## Begin Given information
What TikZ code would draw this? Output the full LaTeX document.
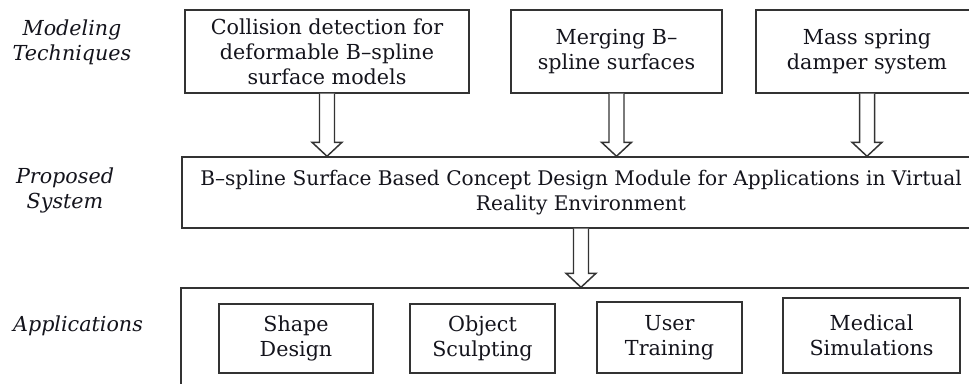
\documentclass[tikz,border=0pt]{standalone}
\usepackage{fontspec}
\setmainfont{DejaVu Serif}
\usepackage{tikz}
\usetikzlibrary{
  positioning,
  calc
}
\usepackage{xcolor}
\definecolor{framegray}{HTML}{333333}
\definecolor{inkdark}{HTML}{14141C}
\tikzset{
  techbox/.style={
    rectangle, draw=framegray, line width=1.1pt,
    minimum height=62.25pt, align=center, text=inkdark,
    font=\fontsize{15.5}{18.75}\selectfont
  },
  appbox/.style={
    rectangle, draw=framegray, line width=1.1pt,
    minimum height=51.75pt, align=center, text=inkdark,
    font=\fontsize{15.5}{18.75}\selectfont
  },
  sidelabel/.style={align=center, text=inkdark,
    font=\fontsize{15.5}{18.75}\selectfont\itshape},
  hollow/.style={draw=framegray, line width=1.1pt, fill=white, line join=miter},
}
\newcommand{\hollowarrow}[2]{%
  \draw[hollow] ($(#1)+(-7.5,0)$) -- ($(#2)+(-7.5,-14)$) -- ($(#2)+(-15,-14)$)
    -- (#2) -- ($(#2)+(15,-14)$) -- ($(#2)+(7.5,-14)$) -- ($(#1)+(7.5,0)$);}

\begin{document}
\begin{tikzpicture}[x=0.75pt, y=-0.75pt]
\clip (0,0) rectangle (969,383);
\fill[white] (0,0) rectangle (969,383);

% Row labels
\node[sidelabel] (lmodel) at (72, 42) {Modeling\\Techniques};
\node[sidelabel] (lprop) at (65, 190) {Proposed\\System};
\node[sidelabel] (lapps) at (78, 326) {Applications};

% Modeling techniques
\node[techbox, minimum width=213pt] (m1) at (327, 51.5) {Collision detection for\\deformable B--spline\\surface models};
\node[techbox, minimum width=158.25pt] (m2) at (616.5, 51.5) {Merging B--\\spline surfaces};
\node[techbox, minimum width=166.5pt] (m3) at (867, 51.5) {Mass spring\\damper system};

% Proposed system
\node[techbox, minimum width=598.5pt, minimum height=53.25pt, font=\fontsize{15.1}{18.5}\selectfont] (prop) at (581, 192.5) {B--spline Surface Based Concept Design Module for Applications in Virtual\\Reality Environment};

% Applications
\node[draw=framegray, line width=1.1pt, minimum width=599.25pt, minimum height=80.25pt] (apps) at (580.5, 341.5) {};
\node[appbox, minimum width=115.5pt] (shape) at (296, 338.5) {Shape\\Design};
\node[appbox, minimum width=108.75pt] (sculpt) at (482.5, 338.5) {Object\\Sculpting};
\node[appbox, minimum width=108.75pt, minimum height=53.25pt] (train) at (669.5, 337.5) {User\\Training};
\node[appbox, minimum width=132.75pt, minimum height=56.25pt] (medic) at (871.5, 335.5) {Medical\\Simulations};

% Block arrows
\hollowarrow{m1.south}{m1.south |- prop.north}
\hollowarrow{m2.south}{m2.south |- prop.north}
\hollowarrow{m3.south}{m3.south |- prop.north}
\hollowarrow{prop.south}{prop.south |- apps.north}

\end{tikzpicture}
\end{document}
## End Given information
Directive: Look at the listing and set down only the lines from its start through the line with "-- (#2) -- ($(#2)+(15,-14)$)", word for word and without pictures.

Final result:
What TikZ code would draw this? Output the full LaTeX document.
\documentclass[tikz,border=0pt]{standalone}
\usepackage{fontspec}
\setmainfont{DejaVu Serif}
\usepackage{tikz}
\usetikzlibrary{
  positioning,
  calc
}
\usepackage{xcolor}
\definecolor{framegray}{HTML}{333333}
\definecolor{inkdark}{HTML}{14141C}
\tikzset{
  techbox/.style={
    rectangle, draw=framegray, line width=1.1pt,
    minimum height=62.25pt, align=center, text=inkdark,
    font=\fontsize{15.5}{18.75}\selectfont
  },
  appbox/.style={
    rectangle, draw=framegray, line width=1.1pt,
    minimum height=51.75pt, align=center, text=inkdark,
    font=\fontsize{15.5}{18.75}\selectfont
  },
  sidelabel/.style={align=center, text=inkdark,
    font=\fontsize{15.5}{18.75}\selectfont\itshape},
  hollow/.style={draw=framegray, line width=1.1pt, fill=white, line join=miter},
}
\newcommand{\hollowarrow}[2]{%
  \draw[hollow] ($(#1)+(-7.5,0)$) -- ($(#2)+(-7.5,-14)$) -- ($(#2)+(-15,-14)$)
    -- (#2) -- ($(#2)+(15,-14)$) -- ($(#2)+(7.5,-14)$) -- ($(#1)+(7.5,0)$);}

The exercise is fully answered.